12 апреля наш небольшой автокараван двинулся к северу, туда, где кончается Америка и начинается Арктика со знакомыми мне торосами, ветрами и желтым, негреющим солнцем. Путь от Купарука до северной оконечности мыса Оликток не так долог — минут сорок езды. Господи, впервые в жизни я обнаружил, что и на Крайнем Севере, который исколесил вдоль и поперек, можно, оказывается, строить хорошие дороги. По пути к Оликтоку мы несколько раз встречали снегоочистительную машину, за рулем которой весело и гордо восседал шофер-негр. Он ухаживает за дорогой, следит, чтобы ее не замело снегом. А вот, например, небольшая авиакомпания, арендуемая АРКО, доставляет на Большую землю рабочих-нефтяников и привозит в Купарук из Эквадора каждый (подчеркиваю, каждый) день свежие овощи и фрукты. Отвлекусь от экспедиции и извинюсь перед своей пятилетней дочерью: ежедневно и в неограниченном количестве среди вечных снегов и пурги я ел ананасы, бананы, клубнику, привезенные утренним рейсом.

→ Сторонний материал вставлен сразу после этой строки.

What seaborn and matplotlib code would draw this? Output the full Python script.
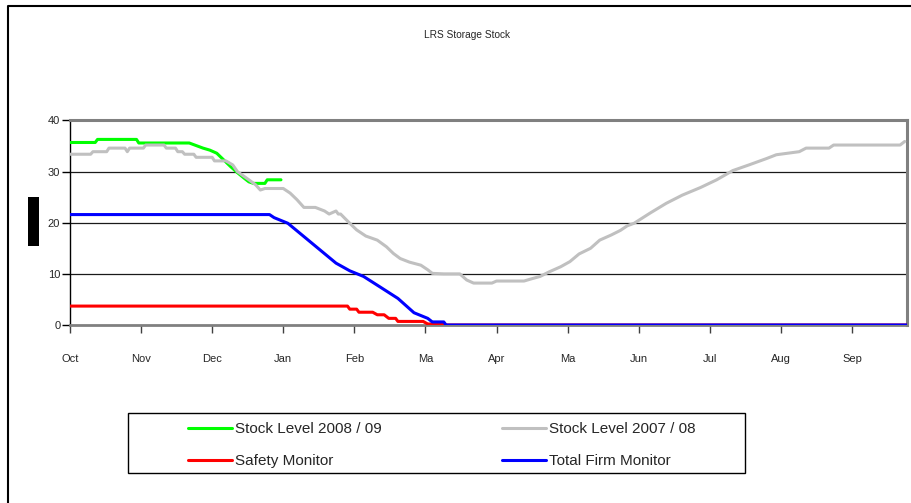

В чем провинились наши дети, что не видят ни того, ни другого, ни третьего? И ответят ли за эту их обделенность когда-нибудь наши взрослые? Почему я должен ненавидеть улыбчивого негра-толстяка, который выбрасывает в помои нетронутые нефтяниками персики и абрикосы, за то только, что очень многие дети советского Крайнего Севера никогда этого не видели и, боюсь, в обозримом будущем не увидят?
...На берегу нас ждал вездеходик, возле которого ковырялся крепыш Боб Роберт, пятидесятилетний энтузиаст поиска. Все три машины мы припарковали возле водонапорной станции. Слева от нашей стоянки, километрах в двух, увидели строения с радарами.
— Это часть противовоздушной обороны США, — прокомментировал Роджер Беккер, поправляя мой фотоаппарат.
— Видишь ли, Роджер, я не шпион. Поэтому мне ваши радары нисколько не интересны.
Роджер похлопал меня по плечу:
— Наверное, вы очень волнуетесь, ведь на военизированный мыс Оликток еще не ступала нога русских.